Having reviewed Going Postal and Making Money by Terry Pratchett for the #Money Bingo Square, I’m going to continue the theme by reading a book I paid no money for (thanks, Tor Ebook of the Month club!) that was also largely about money: The Traitor Baru Cormorant by Seth Dickinson.
Baru is young when her home, the island of Taranoke, is conquered by the Imperial Republic of Falcrest, known as the Masquerade because of the masks their government officials wear. She goes to the imperial school to train even as her mother rebels and one of her fathers is captured and presumably killed for his ‘unhygienic’ ways (sleeping with men). She makes a name for herself but is punished for a transgression (or so she thinks) by being sent after graduation to Aurdwynn, a previously conquered land where there are whispers of rebellion. But Baru realizes this is her chance to prove her loyalty to the Imperial Republic and quickly gain access to the upper echelons, where she hopes to have the influence to save her homeland. The problem is, she can’t help but sympathize with the rebels’ cause, especially when Baru holds a secret that endangers her position in the Imperial Republic–her own ‘unhygienic’ instincts.
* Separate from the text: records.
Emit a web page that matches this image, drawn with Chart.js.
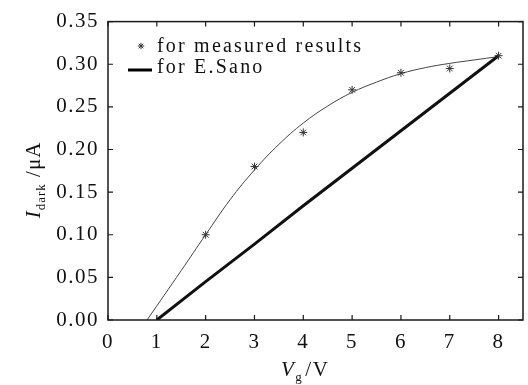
<!DOCTYPE html>
<html>
<head>
<meta charset="utf-8">
<script src="https://cdn.jsdelivr.net/npm/chart.js@4"></script>
<style>
html,body{margin:0;padding:0;background:#fff;}
#wrap{width:528px;height:385px;position:relative;}
</style>
</head>
<body>
<div id="wrap"><canvas id="c" width="528" height="385"></canvas></div>
<script>
// Data
const measuredX = [2, 3, 4, 5, 6, 7, 8];
const measuredY = [0.10, 0.18, 0.22, 0.27, 0.29, 0.295, 0.31];
const fitX = [0.8, 1.5, 2, 2.5, 3, 3.5, 4, 4.5, 5, 5.5, 6, 6.5, 7, 7.5, 8];
const fitY = [0, 0.058, 0.10, 0.141, 0.176, 0.206, 0.231, 0.251, 0.267, 0.279, 0.289, 0.296, 0.301, 0.305, 0.309];
const sanoX = [1, 2, 3, 4, 5, 6, 7, 8];
const sanoY = [0, 0.045, 0.089, 0.134, 0.178, 0.222, 0.266, 0.31];
const xTicks = [0, 1, 2, 3, 4, 5, 6, 7, 8];
const yTicks = [0, 0.05, 0.10, 0.15, 0.20, 0.25, 0.30, 0.35];
const legendLabels = ['for measured results', 'for E.Sano'];

const toPts = (xs, ys) => xs.map((x, i) => ({x: x, y: ys[i]}));
const SERIF = '"Liberation Serif", "DejaVu Serif", serif';

const framePlugin = {
  id: 'frame',
  beforeDraw(chart) {
    chart.ctx.letterSpacing = '1.5px';
  },
  afterDraw(chart) {
    const ctx = chart.ctx;
    const a = chart.chartArea;
    const xs = chart.scales.x, ys = chart.scales.y;
    ctx.save();
    ctx.letterSpacing = '0px';
    ctx.strokeStyle = '#1a1a1a';
    ctx.lineWidth = 1.5;
    ctx.strokeRect(a.left, a.top, a.right - a.left, a.bottom - a.top);
    ctx.lineWidth = 1.2;
    const L = 5;
    ctx.beginPath();
    xTicks.forEach(v => {
      const px = xs.getPixelForValue(v);
      ctx.moveTo(px, a.bottom); ctx.lineTo(px, a.bottom - L);
      ctx.moveTo(px, a.top); ctx.lineTo(px, a.top + L);
    });
    yTicks.forEach(v => {
      const py = ys.getPixelForValue(v);
      ctx.moveTo(a.left, py); ctx.lineTo(a.left + L, py);
      ctx.moveTo(a.right, py); ctx.lineTo(a.right - L, py);
    });
    ctx.stroke();

    // Legend
    ctx.fillStyle = '#111';
    ctx.font = '20px ' + SERIF;
    ctx.letterSpacing = '2.2px';
    ctx.textBaseline = 'middle';
    ctx.textAlign = 'left';
    ctx.fillText(legendLabels[0], 157, 47);
    ctx.fillText(legendLabels[1], 157, 68);
    // star marker
    drawStar(ctx, 141, 46, 3.2);
    ctx.letterSpacing = '0px';
    ctx.strokeStyle = '#000';
    ctx.lineWidth = 3;
    ctx.beginPath();
    ctx.moveTo(128, 70); ctx.lineTo(152, 70);
    ctx.stroke();

    // Y title
    ctx.save();
    ctx.translate(33, 180);
    ctx.rotate(-Math.PI / 2);
    ctx.textBaseline = 'alphabetic';
    ctx.letterSpacing = '1px';
    const p1 = 'italic 21px ' + SERIF, p2 = '13px ' + SERIF, p3 = '21px ' + SERIF;
    ctx.font = p1; const w1 = ctx.measureText('I').width;
    ctx.font = p2; const w2 = ctx.measureText('dark').width;
    ctx.font = p3; const w3 = ctx.measureText(' /μA').width;
    let sx = -(w1 + w2 + w3) / 2;
    ctx.font = p1; ctx.fillText('I', sx, 7); sx += w1;
    ctx.font = p2; ctx.fillText('dark', sx, 12); sx += w2;
    ctx.font = p3; ctx.fillText(' /μA', sx, 7);
    ctx.restore();

    // X title
    ctx.save();
    ctx.textBaseline = 'alphabetic';
    ctx.letterSpacing = '1.5px';
    let tx = 281;
    ctx.font = p1; ctx.fillText('V', tx, 376); tx += ctx.measureText('V').width;
    ctx.font = p2; ctx.fillText('g', tx, 381); tx += ctx.measureText('g').width + 2;
    ctx.font = p3; ctx.fillText('/V', tx, 376);
    ctx.restore();

    ctx.restore();
  }
};

function drawStar(ctx, x, y, r) {
  ctx.save();
  ctx.strokeStyle = '#333';
  ctx.lineWidth = 1;
  ctx.beginPath();
  for (let i = 0; i < 4; i++) {
    const ang = i * Math.PI / 4;
    ctx.moveTo(x - r * Math.cos(ang), y - r * Math.sin(ang));
    ctx.lineTo(x + r * Math.cos(ang), y + r * Math.sin(ang));
  }
  ctx.stroke();
  ctx.restore();
}

new Chart(document.getElementById('c'), {
  type: 'scatter',
  data: {
    datasets: [
      {
        label: 'fit',
        data: toPts(fitX, fitY),
        showLine: true,
        borderColor: '#444',
        borderWidth: 1,
        pointRadius: 0,
        tension: 0.4,
        fill: false,
        order: 3
      },
      {
        label: legendLabels[1],
        data: toPts(sanoX, sanoY),
        showLine: true,
        borderColor: '#111',
        borderWidth: 3,
        pointRadius: 0,
        tension: 0,
        fill: false,
        order: 2
      },
      {
        label: legendLabels[0],
        data: toPts(measuredX, measuredY),
        showLine: false,
        pointStyle: 'star',
        pointRadius: 4,
        borderColor: '#333',
        borderWidth: 1,
        backgroundColor: '#333',
        order: 1
      }
    ]
  },
  options: {
    responsive: false,
    animation: false,
    devicePixelRatio: 1,
    layout: {padding: {left: 0, top: 15, right: 3, bottom: 0}},
    plugins: {legend: {display: false}, tooltip: {enabled: false}},
    scales: {
      x: {
        type: 'linear', min: 0, max: 8.5,
        afterBuildTicks: s => { s.ticks = xTicks.map(v => ({value: v})); },
        afterFit: s => { s.height = 65; },
        grid: {display: false, drawTicks: false},
        border: {display: false},
        ticks: {
          color: '#111', padding: 10, maxRotation: 0, autoSkip: false,
          font: {family: SERIF, size: 21},
          callback: v => String(v)
        }
      },
      y: {
        type: 'linear', min: 0, max: 0.35,
        afterBuildTicks: s => { s.ticks = yTicks.map(v => ({value: v})); },
        afterFit: s => { s.width = 108; },
        grid: {display: false, drawTicks: false},
        border: {display: false},
        ticks: {
          color: '#111', padding: 9, autoSkip: false,
          font: {family: SERIF, size: 21},
          callback: v => Number(v).toFixed(2)
        }
      }
    }
  },
  plugins: [framePlugin]
});
</script>
</body>
</html>
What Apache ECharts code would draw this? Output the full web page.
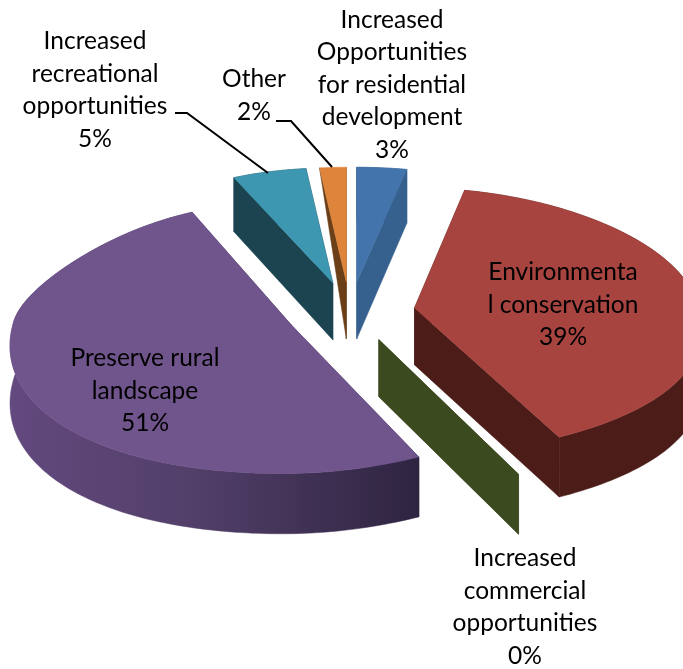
<!DOCTYPE html>
<html><head><meta charset="utf-8">
<style>html,body{margin:0;padding:0;background:#fff}#c{width:683px;height:669px}</style>
<script src="https://cdn.jsdelivr.net/npm/echarts@6/dist/echarts.min.js"></script>
</head><body><div id="c"></div>
<script>
// Data, clockwise from 12 o'clock (estimated unrounded shares; labels show them rounded)
const categories = ['Increased\nOpportunities\nfor residential\ndevelopment','Environmenta\nl conservation','Increased\ncommercial\nopportunities','Preserve rural\nlandscape','Increased\nrecreational\nopportunities','Other'];
const values = [3.3, 39.4, 0, 50.6, 4.9, 1.8];

// Styles
const topColors = ['#4374AB','#A8443F','#3C4A20','#70548C','#3E97B1','#DE853B'];
const sideColors = ['#36618F','#4B1C18','#3C4A20','#2E2440','#1B4450','#6B3F17'];
// Layout of the labels
const labelCenters = [[392,85],[563,305],[525,607],[145,391],[95,90],[254,95.5]];
const leaders = [null,null,null,null,[[175,113],[187,113],[268,173]],[[276,121],[291,121],[332,167]]];

const cx=350, cy=311.7, R=284, EXPLODE=65, D=2102, DEPTH=57, BULGE=0.03;
const total = values.reduce((a,b)=>a+b,0);
const pct = values.map(v=>Math.round(v/total*100)+'%');
const starts=[]; values.reduce((a,v,i)=>(starts[i]=a,a+v),0);
const toAng = p => p/total*2*Math.PI;

function pt(phi,r0,ax,ay,drop){
  const sinP=Math.sin(phi), cosP=Math.cos(phi), sin2=Math.pow(Math.sin(2*phi),2);
  const r=r0*(1+(sinP<0&&cosP<0?BULGE*sin2:0));
  let Yr=-r*cosP, Xr=r*sinP;
  if(sinP<0){ Xr*=0.98; if(cosP>0) Yr*=1-0.25*Math.pow(sinP,4); }
  else if(cosP<0) Xr*=1+0.03*sin2;
  const Y=ay+Yr;
  const s=Yr>0?D/(D-Yr):1;
  const sp=1+0.000369*Yr-5.24e-7*Yr*Yr;
  const h=drop?DEPTH*(1+Yr*0.0002):0;
  return [cx+ax*s+Xr*sp, cy+0.4697*Y+0.000159*Y*Y+h];
}
function renderItem(params,api){
  const i=api.value(0), v=api.value(1);
  const a0=toAng(starts[i]), a1=toAng(starts[i]+v), mid=(a0+a1)/2;
  const ax=EXPLODE*Math.sin(mid), ay=-EXPLODE*Math.cos(mid);
  const side=i===3?new echarts.graphic.LinearGradient(0,0,1,0,[{offset:0,color:'#63497E'},{offset:0.45,color:'#523F69'},{offset:1,color:sideColors[3]}]):sideColors[i];
  const poly=(points,fill)=>({type:'polygon',shape:{points},style:{fill,stroke:fill,lineWidth:0.5},silent:true});
  const n=Math.max(2,Math.ceil((a1-a0)/0.02));
  const top=[],bot=[];
  for(let j=0;j<=n;j++){const p=a0+(a1-a0)*j/n;top.push(pt(p,R,ax,ay,false));bot.push(pt(p,R,ax,ay,true));}
  const at=pt(0,0,ax,ay,false), ab=pt(0,0,ax,ay,true);
  const children=[];
  const narrow=v<2.5&&v>0;
  children.push(poly([at,top[0],narrow?top[0]:bot[0],ab],side));
  children.push(poly([at,top[n],narrow?top[n]:bot[n],ab],side));
  if(v>0){
    if(!narrow) children.push(poly(top.concat(bot.slice().reverse()),side));
    children.push(poly([at].concat(top),topColors[i]));
  }
  if(leaders[i]) children.push({type:'polyline',shape:{points:leaders[i]},style:{stroke:'#000',lineWidth:2,fill:null},silent:true});
  children.push({type:'text',silent:true,z2:100,style:{text:categories[i]+'\n'+pct[i],x:labelCenters[i][0],y:labelCenters[i][1],align:'center',verticalAlign:'middle',fontFamily:'Lato',fontSize:24.5,lineHeight:32.5,fill:'#000'}});
  return {type:'group',children};
}
// Painter's order: back slices first
const order=[4,5,0,2,1,3];
const chart=echarts.init(document.getElementById('c'),null,{renderer:'canvas'});
chart.setOption({animation:false,backgroundColor:'#fff',
  series:[{type:'custom',coordinateSystem:'none',renderItem,clip:false,data:order.map(i=>[i,values[i]])}]});
</script></body></html>
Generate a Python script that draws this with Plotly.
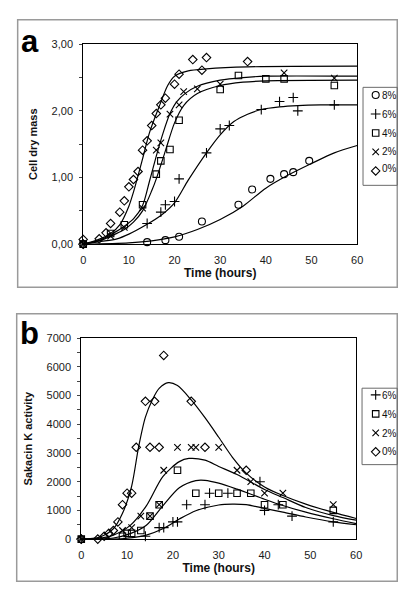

This book is dark. I think it was a little too dark for what I wanted when I read it, but it was still a fascinating read. It doesn’t shy away from the horrors of imperialism and colonialism, especially regarding the clash of moral and cultural norms: here the ‘unhygienic’ practices, being gay or lesbian (or, presumably, bi–Baru has two fathers and one mother, who raised her all together). The book is definitely dense: there’s a lot of names and factions to remember, especially in Aurdwynn, where there are thirteen rival duchies. Baru’s preferred form of both control and rebellion is economic control: her first task is to undermine a rebellion from some of the duchies and she does so essentially by tanking the entire kingdom’s economy. It’s an interesting political move, but it perhaps might bore some used to faster-paced fantasy with lots of magic and fighting.
In many ways, not least the subject matter, the book is daring and impressive. My main problem is that it’s hard to feel an emotional connection to any of it. The narration is distancing, and I think it’s hard to fully get in Baru’s head, even though it is easy to empathize with her situation, her struggles, and her goals. I think this narration style is a deliberate choice, and it does make sense, but I think it just didn’t quite work for me at the time. (As a side note, from Baru’s interactions with everyone around her and the way she sees the world, I think she is meant to be autistic/on the spectrum, which is really intriguing.)
Despite my reservations, I recommend it–just maybe not for someone who doesn’t read a lot of fantasy. I’ll definitely be picking up the sequels at some point.